Stated problem - Transcribe the material exactly. Images do not belong in the copy.

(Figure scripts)
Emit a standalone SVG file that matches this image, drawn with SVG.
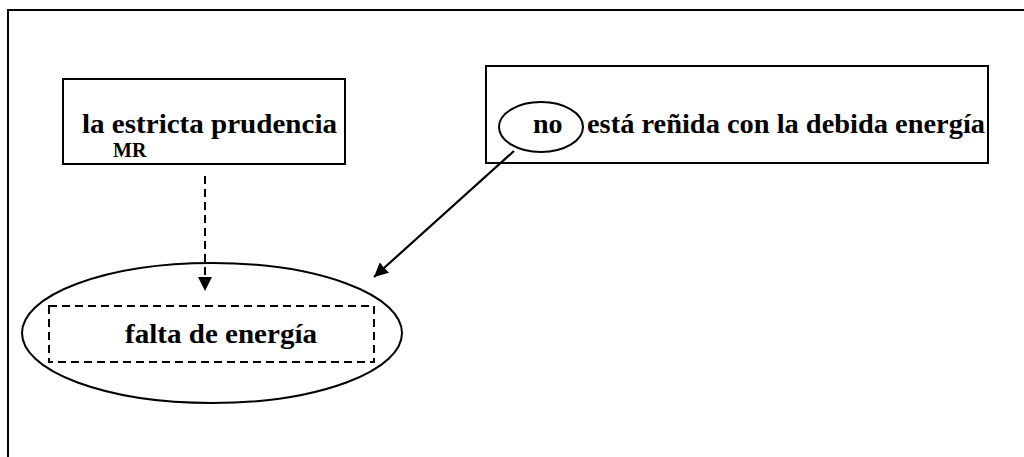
<svg xmlns="http://www.w3.org/2000/svg" width="1024" height="457" viewBox="0 0 1024 457">
<style>
  .t { font-weight: 700; fill: #000; }
  .box { fill: #fff; stroke: #000; stroke-width: 2; }
  .ell { fill: none; stroke: #000; stroke-width: 2; }
  .dash { fill: none; stroke: #000; stroke-width: 2; stroke-dasharray: 8 5; }
  .conn { fill: none; stroke: #000; stroke-width: 2.2; }
</style>
<defs>
  <marker id="ah" markerUnits="userSpaceOnUse" markerWidth="16" markerHeight="16" refX="14" refY="7" orient="auto">
    <path d="M0,0 L14,7 L0,14 Z" fill="#000"/>
  </marker>
</defs>
<rect width="1024" height="457" fill="#fff"/>
<g id="frame">
  <path d="M8,457 L8,10 L1024,10" fill="none" stroke="#000" stroke-width="2"/>
</g>
<g id="node-prudencia" font-family="Liberation Serif, DejaVu Serif, serif">
  <rect class="box" x="63" y="79" width="282" height="85"/>
  <text class="t" x="82" y="133" font-size="28" textLength="255" lengthAdjust="spacingAndGlyphs">la estricta prudencia</text>
  <text class="t" x="113" y="157" font-size="20">MR</text>
</g>
<g id="node-renida" font-family="Liberation Serif, DejaVu Serif, serif">
  <rect class="box" x="486" y="66" width="502" height="97"/>
  <ellipse class="ell" cx="541" cy="127" rx="42" ry="25"/>
  <text class="t" x="533" y="133" font-size="28">no</text>
  <text class="t" x="587" y="133" font-size="28" textLength="398" lengthAdjust="spacingAndGlyphs">está reñida con la debida energía</text>
</g>
<g id="node-falta" font-family="Liberation Serif, DejaVu Serif, serif">
  <ellipse class="ell" cx="212" cy="333" rx="190" ry="70"/>
  <rect class="dash" x="49" y="306" width="325" height="56"/>
  <text class="t" x="125" y="343" font-size="28" textLength="192" lengthAdjust="spacingAndGlyphs">falta de energía</text>
</g>
<g id="connectors">
  <line class="dash" x1="205" y1="176" x2="205" y2="278"/>
  <path d="M198,277 L212,277 L205,291 Z" fill="#000"/>
  <line class="conn" x1="514" y1="151" x2="374" y2="277" marker-end="url(#ah)"/>
</g>
</svg>
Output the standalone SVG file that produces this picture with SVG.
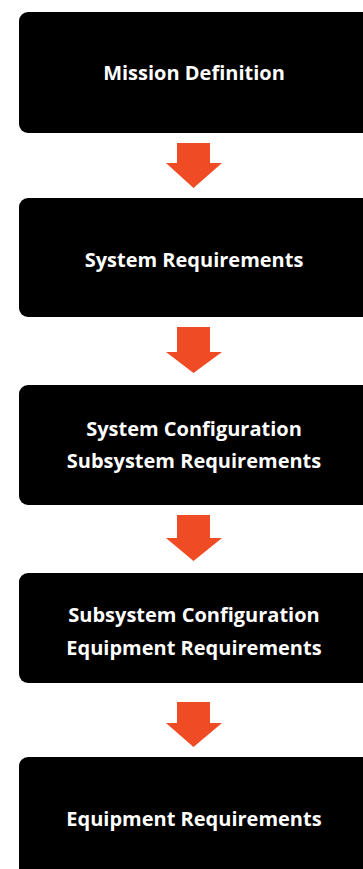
<svg xmlns="http://www.w3.org/2000/svg" width="363" height="869" viewBox="0 0 363 869">
  <style>
    .box { fill: #000000; }
    .label { fill: #ffffff; font-family: "Open Sans", "Liberation Sans", sans-serif; font-weight: 700; font-size: 20px; text-anchor: middle; }
    .arrow { fill: #EF4B24; }
  </style>
  <rect width="363" height="869" fill="#ffffff"/>

  <g id="mission-definition">
    <rect class="box" x="19" y="12" width="356" height="121" rx="9"/>
    <text class="label" x="194" y="80">Mission Definition</text>
  </g>

  <g id="system-requirements">
    <rect class="box" x="19" y="198" width="356" height="119" rx="9"/>
    <text class="label" x="194" y="267">System Requirements</text>
  </g>

  <g id="system-configuration">
    <rect class="box" x="19" y="385" width="356" height="120" rx="9"/>
    <text class="label" x="194" y="436">System Configuration</text>
    <text class="label" x="194" y="468">Subsystem Requirements</text>
  </g>

  <g id="subsystem-configuration">
    <rect class="box" x="19" y="573" width="356" height="110" rx="9"/>
    <text class="label" x="194" y="622">Subsystem Configuration</text>
    <text class="label" x="194" y="655">Equipment Requirements</text>
  </g>

  <g id="equipment-requirements">
    <rect class="box" x="19" y="757" width="356" height="130" rx="9"/>
    <text class="label" x="194" y="826">Equipment Requirements</text>
  </g>

  <g id="connectors">
    <path class="arrow" d="M177 143 H210 V163 H222 L193.5 188 L166 163 H177 Z"/>
    <path class="arrow" d="M177 327 H210 V352 H222 L193.5 373 L166 352 H177 Z"/>
    <path class="arrow" d="M177 515 H210 V538 H222 L193.5 561 L166 538 H177 Z"/>
    <path class="arrow" d="M177 702 H210 V723 H222 L193.5 747 L166 723 H177 Z"/>
  </g>
</svg>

Solution to the exercise -
Emit a standalone SVG file that matches this image, drawn with SVG.
<svg xmlns="http://www.w3.org/2000/svg" width="1024" height="457" viewBox="0 0 1024 457">
<style>
  .t { font-weight: 700; fill: #000; }
  .box { fill: #fff; stroke: #000; stroke-width: 2; }
  .ell { fill: none; stroke: #000; stroke-width: 2; }
  .dash { fill: none; stroke: #000; stroke-width: 2; stroke-dasharray: 8 5; }
  .conn { fill: none; stroke: #000; stroke-width: 2.2; }
</style>
<defs>
  <marker id="ah" markerUnits="userSpaceOnUse" markerWidth="16" markerHeight="16" refX="14" refY="7" orient="auto">
    <path d="M0,0 L14,7 L0,14 Z" fill="#000"/>
  </marker>
</defs>
<rect width="1024" height="457" fill="#fff"/>
<g id="frame">
  <path d="M8,457 L8,10 L1024,10" fill="none" stroke="#000" stroke-width="2"/>
</g>
<g id="node-prudencia" font-family="Liberation Serif, DejaVu Serif, serif">
  <rect class="box" x="63" y="79" width="282" height="85"/>
  <text class="t" x="82" y="133" font-size="28" textLength="255" lengthAdjust="spacingAndGlyphs">la estricta prudencia</text>
  <text class="t" x="113" y="157" font-size="20">MR</text>
</g>
<g id="node-renida" font-family="Liberation Serif, DejaVu Serif, serif">
  <rect class="box" x="486" y="66" width="502" height="97"/>
  <ellipse class="ell" cx="541" cy="127" rx="42" ry="25"/>
  <text class="t" x="533" y="133" font-size="28">no</text>
  <text class="t" x="587" y="133" font-size="28" textLength="398" lengthAdjust="spacingAndGlyphs">está reñida con la debida energía</text>
</g>
<g id="node-falta" font-family="Liberation Serif, DejaVu Serif, serif">
  <ellipse class="ell" cx="212" cy="333" rx="190" ry="70"/>
  <rect class="dash" x="49" y="306" width="325" height="56"/>
  <text class="t" x="125" y="343" font-size="28" textLength="192" lengthAdjust="spacingAndGlyphs">falta de energía</text>
</g>
<g id="connectors">
  <line class="dash" x1="205" y1="176" x2="205" y2="278"/>
  <path d="M198,277 L212,277 L205,291 Z" fill="#000"/>
  <line class="conn" x1="514" y1="151" x2="374" y2="277" marker-end="url(#ah)"/>
</g>
</svg>
Output the standalone SVG file that produces this picture with SVG.
<svg xmlns="http://www.w3.org/2000/svg" width="363" height="869" viewBox="0 0 363 869">
  <style>
    .box { fill: #000000; }
    .label { fill: #ffffff; font-family: "Open Sans", "Liberation Sans", sans-serif; font-weight: 700; font-size: 20px; text-anchor: middle; }
    .arrow { fill: #EF4B24; }
  </style>
  <rect width="363" height="869" fill="#ffffff"/>

  <g id="mission-definition">
    <rect class="box" x="19" y="12" width="356" height="121" rx="9"/>
    <text class="label" x="194" y="80">Mission Definition</text>
  </g>

  <g id="system-requirements">
    <rect class="box" x="19" y="198" width="356" height="119" rx="9"/>
    <text class="label" x="194" y="267">System Requirements</text>
  </g>

  <g id="system-configuration">
    <rect class="box" x="19" y="385" width="356" height="120" rx="9"/>
    <text class="label" x="194" y="436">System Configuration</text>
    <text class="label" x="194" y="468">Subsystem Requirements</text>
  </g>

  <g id="subsystem-configuration">
    <rect class="box" x="19" y="573" width="356" height="110" rx="9"/>
    <text class="label" x="194" y="622">Subsystem Configuration</text>
    <text class="label" x="194" y="655">Equipment Requirements</text>
  </g>

  <g id="equipment-requirements">
    <rect class="box" x="19" y="757" width="356" height="130" rx="9"/>
    <text class="label" x="194" y="826">Equipment Requirements</text>
  </g>

  <g id="connectors">
    <path class="arrow" d="M177 143 H210 V163 H222 L193.5 188 L166 163 H177 Z"/>
    <path class="arrow" d="M177 327 H210 V352 H222 L193.5 373 L166 352 H177 Z"/>
    <path class="arrow" d="M177 515 H210 V538 H222 L193.5 561 L166 538 H177 Z"/>
    <path class="arrow" d="M177 702 H210 V723 H222 L193.5 747 L166 723 H177 Z"/>
  </g>
</svg>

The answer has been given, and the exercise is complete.